# Exercise aim
Begin with the first line and repeat exactly through the line containing "const yTicks = [100, 0, -100, -200, -300, -400, -500];"; leave every image out.

# Data block
--- BEGIN ---

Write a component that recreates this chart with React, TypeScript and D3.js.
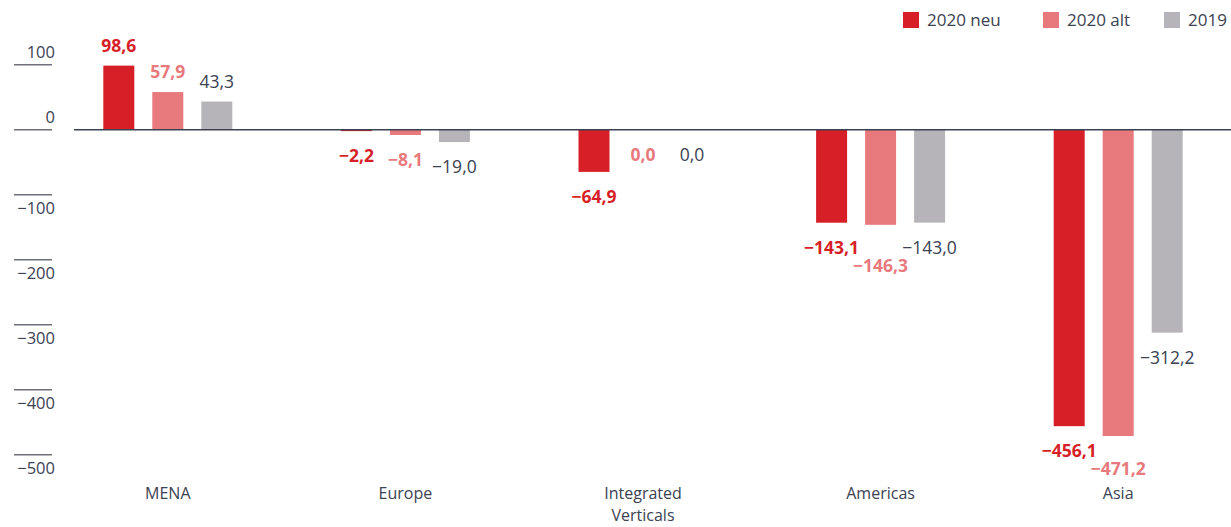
import React, { useRef, useEffect } from 'react';
import * as d3 from 'd3';

const categories = ['MENA', 'Europe', 'Integrated\nVerticals', 'Americas', 'Asia'];
const series = ['2020 neu', '2020 alt', '2019'];
const values2020neu = [98.6, -2.2, -64.9, -143.1, -456.1];
const values2020alt = [57.9, -8.1, 0.0, -146.3, -471.2];
const values2019 = [43.3, -19.0, 0.0, -143.0, -312.2];
const yTicks = [100, 0, -100, -200, -300, -400, -500];

const colors = ['#d71f28', '#e8797c', '#b6b4b9'];
const labelColors = ['#d71f28', '#e8797c', '#3b4252'];
const textColor = '#3b4252';
const FONT = '"Open Sans", "Noto Sans", sans-serif';

const fmt = (v: number) => {
  const s = Math.abs(v).toFixed(1).replace('.', ',');
  return (v < 0 ? '\u2212' : '') + s;
};

const ChartD3 = ({ width, height }: { width: number; height: number }) => {
  const svgRef = useRef<SVGSVGElement>(null);

  useEffect(() => {
    const svg = d3.select(svgRef.current);
    svg.selectAll('*').remove();

    const allValues = [values2020neu, values2020alt, values2019];
    const data = categories.flatMap((c, i) =>
      series.map((s, j) => ({ cat: c, ser: s, si: j, value: allValues[j][i] }))
    );

    const y = d3.scaleLinear().domain([-500, 100]).range([454.7, 64.7]);
    const x = d3.scaleBand().domain(categories).range([49, 1237]);
    const xInner = d3.scaleBand()
      .domain(series)
      .range([-73.5, 73.5])
      .paddingInner(18 / 49)
      .paddingOuter(9 / 49);
    const center = (c: string) => (x(c) as number) + x.bandwidth() / 2;

    // y axis: short tick bars, labels above for positive, below for negative
    const yAxis = svg.append('g');
    yAxis.selectAll('line')
      .data(yTicks)
      .enter()
      .append('line')
      .attr('x1', 14)
      .attr('x2', 52)
      .attr('y1', d => y(d))
      .attr('y2', d => y(d))
      .attr('stroke', '#6e717a')
      .attr('stroke-width', 1.5);
    yAxis.selectAll('text')
      .data(yTicks)
      .enter()
      .append('text')
      .attr('x', 55)
      .attr('y', d => (d >= 0 ? y(d) - 7 : y(d) + 19))
      .attr('text-anchor', 'end')
      .attr('font-family', FONT)
      .attr('font-size', 16.5)
      .attr('fill', textColor)
      .text(d => (d < 0 ? '\u2212' + Math.abs(d) : String(d)));

    // bars
    svg.append('g')
      .selectAll('rect')
      .data(data)
      .enter()
      .append('rect')
      .attr('x', d => center(d.cat) + (xInner(d.ser) as number))
      .attr('width', xInner.bandwidth())
      .attr('y', d => y(Math.max(0, d.value)))
      .attr('height', d => Math.abs(y(d.value) - y(0)))
      .attr('fill', d => colors[d.si]);

    // zero line
    svg.append('line')
      .attr('x1', 74)
      .attr('x2', width)
      .attr('y1', y(0))
      .attr('y2', y(0))
      .attr('stroke', '#3b4252')
      .attr('stroke-width', 1.5);

    // value labels, pushed down when they collide with an earlier one
    const placed: { x0: number; x1: number; y0: number; y1: number }[] = [];
    const labels = svg.append('g');
    data.forEach(d => {
      const cx = center(d.cat) + (xInner(d.ser) as number) + xInner.bandwidth() / 2;
      const t = labels.append('text')
        .attr('x', cx)
        .attr('text-anchor', 'middle')
        .attr('font-family', FONT)
        .attr('font-size', 17.5)
        .attr('font-weight', d.si < 2 ? 700 : 400)
        .attr('fill', labelColors[d.si])
        .text(fmt(d.value));
      const w = (t.node() as SVGTextElement).getComputedTextLength();
      const h = 17;
      let cy = d.value > 0 ? y(d.value) - 20 : y(Math.min(0, d.value)) + 25;
      let moved = true;
      while (moved) {
        moved = false;
        for (const p of placed) {
          if (cx - w / 2 < p.x1 && cx + w / 2 > p.x0 && cy - h / 2 < p.y1 && cy + h / 2 > p.y0) {
            cy = p.y1 + h / 2 + 1;
            moved = true;
          }
        }
      }
      placed.push({ x0: cx - w / 2, x1: cx + w / 2, y0: cy - h / 2, y1: cy + h / 2 });
      t.attr('y', cy).attr('dy', '0.36em');
    });

    // category labels, one text per line
    const catLines = categories.flatMap(c =>
      c.split('\n').map((line, i) => ({ cat: c, line, i }))
    );
    svg.append('g')
      .selectAll('text')
      .data(catLines)
      .enter()
      .append('text')
      .attr('x', d => center(d.cat))
      .attr('y', d => 499 + d.i * 22)
      .attr('text-anchor', 'middle')
      .attr('font-family', FONT)
      .attr('font-size', 16)
      .attr('fill', textColor)
      .text(d => d.line);

    // legend
    const legendX = [903, 1043, 1164];
    const legend = svg.append('g')
      .selectAll('g')
      .data(series)
      .enter()
      .append('g')
      .attr('transform', (_, i) => `translate(${legendX[i]}, 12)`);
    legend.append('rect')
      .attr('width', 16)
      .attr('height', 16)
      .attr('fill', (_, i) => colors[i]);
    legend.append('text')
      .attr('x', 24)
      .attr('y', 8)
      .attr('dy', '0.36em')
      .attr('font-family', FONT)
      .attr('font-size', 17)
      .attr('fill', textColor)
      .text(d => d);
  }, [width, height]);

  return (
    <svg
      ref={svgRef}
      width={width}
      height={height}
      style={{ position: 'absolute', left: 0, top: 0, background: '#fff' }}
    />
  );
};

export default function App() {
  return <ChartD3 width={1231} height={527} />;
}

--- END ---

# Result for this exercise
Write a component that recreates this chart with React, TypeScript and D3.js.
import React, { useRef, useEffect } from 'react';
import * as d3 from 'd3';

const categories = ['MENA', 'Europe', 'Integrated\nVerticals', 'Americas', 'Asia'];
const series = ['2020 neu', '2020 alt', '2019'];
const values2020neu = [98.6, -2.2, -64.9, -143.1, -456.1];
const values2020alt = [57.9, -8.1, 0.0, -146.3, -471.2];
const values2019 = [43.3, -19.0, 0.0, -143.0, -312.2];
const yTicks = [100, 0, -100, -200, -300, -400, -500];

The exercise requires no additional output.